#### [What is required]
Exactly repeat the material, dropping every picture from the copy.

[START]

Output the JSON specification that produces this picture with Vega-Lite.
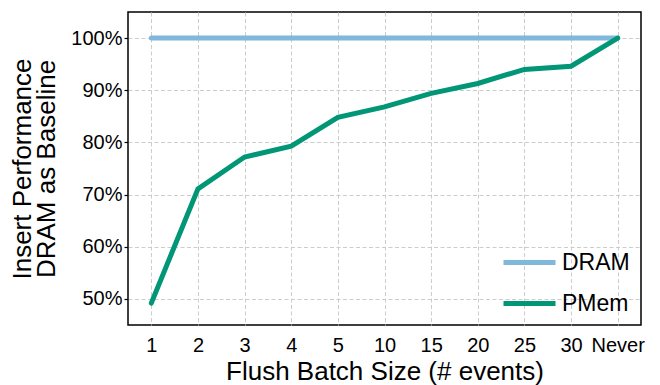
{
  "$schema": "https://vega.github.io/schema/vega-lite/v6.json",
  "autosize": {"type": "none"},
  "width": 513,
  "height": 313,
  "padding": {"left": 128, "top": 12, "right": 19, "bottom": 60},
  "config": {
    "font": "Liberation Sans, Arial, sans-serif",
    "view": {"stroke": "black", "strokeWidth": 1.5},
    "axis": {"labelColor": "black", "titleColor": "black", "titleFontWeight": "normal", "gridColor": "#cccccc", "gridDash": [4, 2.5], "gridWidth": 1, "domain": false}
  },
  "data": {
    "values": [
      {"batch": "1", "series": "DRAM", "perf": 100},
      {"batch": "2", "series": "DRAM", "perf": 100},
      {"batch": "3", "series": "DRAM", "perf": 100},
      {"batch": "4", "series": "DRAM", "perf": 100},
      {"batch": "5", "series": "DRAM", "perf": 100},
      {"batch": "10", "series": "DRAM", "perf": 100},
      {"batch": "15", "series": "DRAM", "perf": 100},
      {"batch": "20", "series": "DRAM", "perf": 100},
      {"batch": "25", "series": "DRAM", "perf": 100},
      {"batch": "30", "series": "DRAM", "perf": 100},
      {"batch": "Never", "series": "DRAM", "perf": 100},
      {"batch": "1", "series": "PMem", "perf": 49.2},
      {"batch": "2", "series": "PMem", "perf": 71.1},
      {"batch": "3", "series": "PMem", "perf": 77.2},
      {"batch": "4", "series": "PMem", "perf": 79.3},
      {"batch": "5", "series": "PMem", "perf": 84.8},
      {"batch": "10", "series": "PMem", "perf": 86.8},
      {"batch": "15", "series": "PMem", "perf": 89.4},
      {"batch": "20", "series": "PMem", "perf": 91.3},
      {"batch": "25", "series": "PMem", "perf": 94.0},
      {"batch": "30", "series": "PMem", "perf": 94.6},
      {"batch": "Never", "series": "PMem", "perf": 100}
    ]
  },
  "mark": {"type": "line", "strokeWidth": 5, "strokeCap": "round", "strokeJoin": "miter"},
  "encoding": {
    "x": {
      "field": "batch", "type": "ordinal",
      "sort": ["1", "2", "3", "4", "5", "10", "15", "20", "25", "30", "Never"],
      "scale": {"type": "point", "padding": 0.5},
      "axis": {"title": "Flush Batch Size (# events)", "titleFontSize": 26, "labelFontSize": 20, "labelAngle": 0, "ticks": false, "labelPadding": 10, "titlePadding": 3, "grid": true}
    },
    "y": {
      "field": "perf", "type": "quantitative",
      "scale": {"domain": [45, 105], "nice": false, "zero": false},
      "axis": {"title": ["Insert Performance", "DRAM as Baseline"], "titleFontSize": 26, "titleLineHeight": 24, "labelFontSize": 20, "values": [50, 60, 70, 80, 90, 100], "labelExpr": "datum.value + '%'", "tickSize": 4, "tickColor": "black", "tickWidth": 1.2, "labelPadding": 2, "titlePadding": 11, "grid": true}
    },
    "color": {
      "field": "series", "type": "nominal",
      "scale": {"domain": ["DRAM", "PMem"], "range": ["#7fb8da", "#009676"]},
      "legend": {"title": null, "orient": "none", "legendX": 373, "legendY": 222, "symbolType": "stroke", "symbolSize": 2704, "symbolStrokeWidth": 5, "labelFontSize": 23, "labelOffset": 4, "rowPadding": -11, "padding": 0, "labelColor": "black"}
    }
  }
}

[END]

#### [Answer]
Output the JSON specification that produces this picture with Vega-Lite.
{
  "$schema": "https://vega.github.io/schema/vega-lite/v6.json",
  "autosize": {"type": "none"},
  "width": 513,
  "height": 313,
  "padding": {"left": 128, "top": 12, "right": 19, "bottom": 60},
  "config": {
    "font": "Liberation Sans, Arial, sans-serif",
    "view": {"stroke": "black", "strokeWidth": 1.5},
    "axis": {"labelColor": "black", "titleColor": "black", "titleFontWeight": "normal", "gridColor": "#cccccc", "gridDash": [4, 2.5], "gridWidth": 1, "domain": false}
  },
  "data": {
    "values": [
      {"batch": "1", "series": "DRAM", "perf": 100},
      {"batch": "2", "series": "DRAM", "perf": 100},
      {"batch": "3", "series": "DRAM", "perf": 100},
      {"batch": "4", "series": "DRAM", "perf": 100},
      {"batch": "5", "series": "DRAM", "perf": 100},
      {"batch": "10", "series": "DRAM", "perf": 100},
      {"batch": "15", "series": "DRAM", "perf": 100},
      {"batch": "20", "series": "DRAM", "perf": 100},
      {"batch": "25", "series": "DRAM", "perf": 100},
      {"batch": "30", "series": "DRAM", "perf": 100},
      {"batch": "Never", "series": "DRAM", "perf": 100},
      {"batch": "1", "series": "PMem", "perf": 49.2},
      {"batch": "2", "series": "PMem", "perf": 71.1},
      {"batch": "3", "series": "PMem", "perf": 77.2},
      {"batch": "4", "series": "PMem", "perf": 79.3},
      {"batch": "5", "series": "PMem", "perf": 84.8},
      {"batch": "10", "series": "PMem", "perf": 86.8},
      {"batch": "15", "series": "PMem", "perf": 89.4},
      {"batch": "20", "series": "PMem", "perf": 91.3},
      {"batch": "25", "series": "PMem", "perf": 94.0},
      {"batch": "30", "series": "PMem", "perf": 94.6},
      {"batch": "Never", "series": "PMem", "perf": 100}
    ]
  },
  "mark": {"type": "line", "strokeWidth": 5, "strokeCap": "round", "strokeJoin": "miter"},
  "encoding": {
    "x": {
      "field": "batch", "type": "ordinal",
      "sort": ["1", "2", "3", "4", "5", "10", "15", "20", "25", "30", "Never"],
      "scale": {"type": "point", "padding": 0.5},
      "axis": {"title": "Flush Batch Size (# events)", "titleFontSize": 26, "labelFontSize": 20, "labelAngle": 0, "ticks": false, "labelPadding": 10, "titlePadding": 3, "grid": true}
    },
    "y": {
      "field": "perf", "type": "quantitative",
      "scale": {"domain": [45, 105], "nice": false, "zero": false},
      "axis": {"title": ["Insert Performance", "DRAM as Baseline"], "titleFontSize": 26, "titleLineHeight": 24, "labelFontSize": 20, "values": [50, 60, 70, 80, 90, 100], "labelExpr": "datum.value + '%'", "tickSize": 4, "tickColor": "black", "tickWidth": 1.2, "labelPadding": 2, "titlePadding": 11, "grid": true}
    },
    "color": {
      "field": "series", "type": "nominal",
      "scale": {"domain": ["DRAM", "PMem"], "range": ["#7fb8da", "#009676"]},
      "legend": {"title": null, "orient": "none", "legendX": 373, "legendY": 222, "symbolType": "stroke", "symbolSize": 2704, "symbolStrokeWidth": 5, "labelFontSize": 23, "labelOffset": 4, "rowPadding": -11, "padding": 0, "labelColor": "black"}
    }
  }
}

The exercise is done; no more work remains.